■ SOURCE DATA ■
____

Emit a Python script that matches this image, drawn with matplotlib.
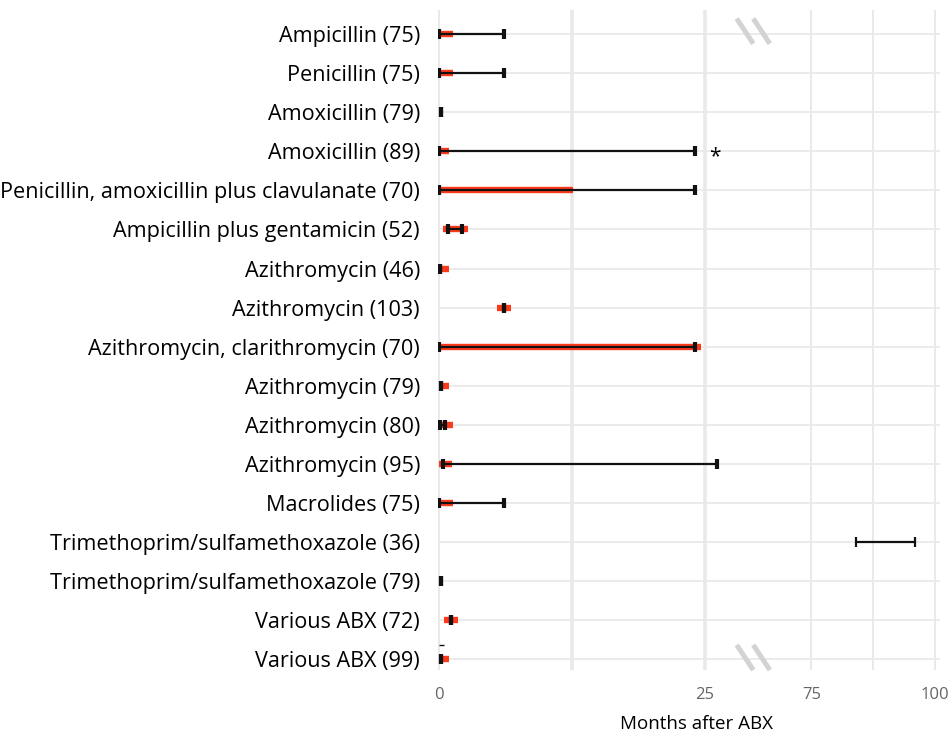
import numpy as np
import matplotlib
matplotlib.use("Agg")
import matplotlib.pyplot as plt
from matplotlib.scale import FuncScale

labels = [
    "Ampicillin (75)", "Penicillin (75)", "Amoxicillin (79)", "Amoxicillin (89)",
    "Penicillin, amoxicillin plus clavulanate (70)", "Ampicillin plus gentamicin (52)",
    "Azithromycin (46)", "Azithromycin (103)", "Azithromycin, clarithromycin (70)",
    "Azithromycin (79)", "Azithromycin (80)", "Azithromycin (95)", "Macrolides (75)",
    "Trimethoprim/sulfamethoxazole (36)", "Trimethoprim/sulfamethoxazole (79)",
    "Various ABX (72)", "Various ABX (99)",
]
# red bands; NaN = none
red_start = [0, 0, np.nan, 0, 0, 0.4, 0, 5.5, 0, 0, 0, 0, 0, np.nan, np.nan, 0.45, 0]
red_end   = [1.3, 1.3, np.nan, 0.9, 12.6, 2.7, 0.9, 6.8, 24.7, 0.9, 1.3, 1.2, 1.3, np.nan, np.nan, 1.75, 0.9]
# black ranges
blk_start = [0, 0, 0.2, 0, 0, 0.8, 0.1, 6.1, 0, 0.2, 0.1, 0.4, 0, 84, 0.2, 1.1, 0.2]
blk_end   = [6.1, 6.1, 0.2, 24.1, 24.1, 2.2, 0.1, 6.1, 24.1, 0.2, 0.6, 31, 6.1, 96, 0.2, 1.1, 0.2]
thin_caps = [13]
star_row = 3
xticks = [0, 25, 75, 100]
grid_major = [12.5, 25]
grid_minor = [0, 75, 87.5, 100]

# broken axis: 0-25 linear, 25-75 compressed, 75-100 half-scale
G = 10.06
K = 0.466

def fwd(x):
    x = np.asarray(x, dtype=float)
    return np.where(x <= 25, x,
           np.where(x < 75, 25 + (x - 25) * G / 50, 25 + G + (x - 75) * K))

def inv(u):
    u = np.asarray(u, dtype=float)
    return np.where(u <= 25, u,
           np.where(u < 25 + G, 25 + (u - 25) * 50 / G, 75 + (u - 25 - G) / K))

plt.rcParams['font.family'] = ['Open Sans', 'DejaVu Sans']
fig = plt.figure(figsize=(9.48, 7.32), dpi=100)
ax = fig.add_axes([438/948, 1 - 670/732, (940-438)/948, 660/732])
ax.set_xscale(FuncScale(ax, (fwd, inv)))
ax.set_xlim(-0.1, 101)
n = len(labels)
ax.set_ylim(16.28, -0.62)

for s in ax.spines.values():
    s.set_visible(False)

grid_c = '#e9e9e9'
for i in range(n):
    ax.axhline(i, color=grid_c, lw=1.3, zorder=0)
for g in grid_major:
    ax.axvline(g, color=grid_c, lw=2.6, zorder=0)
for g in grid_minor:
    ax.axvline(g, color=grid_c, lw=1.4, zorder=0)

red_c = '#fb3a1c'
for i in range(n):
    if not np.isnan(red_start[i]):
        ax.hlines(i, red_start[i], red_end[i], color=red_c, lw=4.6, zorder=2)
    ax.hlines(i, blk_start[i], blk_end[i], color='#111111', lw=1.6, zorder=3)
    if i in thin_caps:
        ax.plot([blk_start[i], blk_end[i]], [i, i], ls='none', marker='|',
                ms=7, mew=1.6, color='#111111', zorder=4)
    else:
        ax.plot([blk_start[i], blk_end[i]], [i, i], ls='none', marker='|',
                ms=7.5, mew=3, color='#111111', zorder=4)

# small dash above last row
ax.hlines(n - 1 - 0.36, 0, 0.45, color='#111111', lw=1, zorder=3)

ax.annotate('*', xy=(blk_end[star_row], star_row), xytext=(14, -4),
            textcoords='offset points', fontsize=15, va='center', ha='center')

# break marks
bc = '#d3d3d3'
for y0, y1 in [(0.949, 0.987), (0.0, 0.038)]:
    for x0 in (0.595, 0.628):
        ax.plot([x0, x0 + 0.033], [y1, y0], transform=ax.transAxes,
                color=bc, lw=3.6, solid_capstyle='butt', clip_on=False, zorder=1)

ax.set_yticks(range(n))
ax.set_yticklabels(labels, fontsize=15.6)
ax.set_xticks(xticks)
ax.set_xticklabels([str(t) for t in xticks], fontsize=12, color='#666666')
ax.tick_params(axis='y', length=0, pad=13)
ax.tick_params(axis='x', length=0, pad=12)
fig.text(696/948, 3/732, 'Months after ABX', fontsize=13.5,
         ha='center', va='baseline')

fig.savefig('out.png', dpi=100)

____

Repeat only what lies between the start of the data and the end of the line containing "from matplotlib.scale import FuncScale", exactly, with pictures left out.

Emit a Python script that matches this image, drawn with matplotlib.
import numpy as np
import matplotlib
matplotlib.use("Agg")
import matplotlib.pyplot as plt
from matplotlib.scale import FuncScale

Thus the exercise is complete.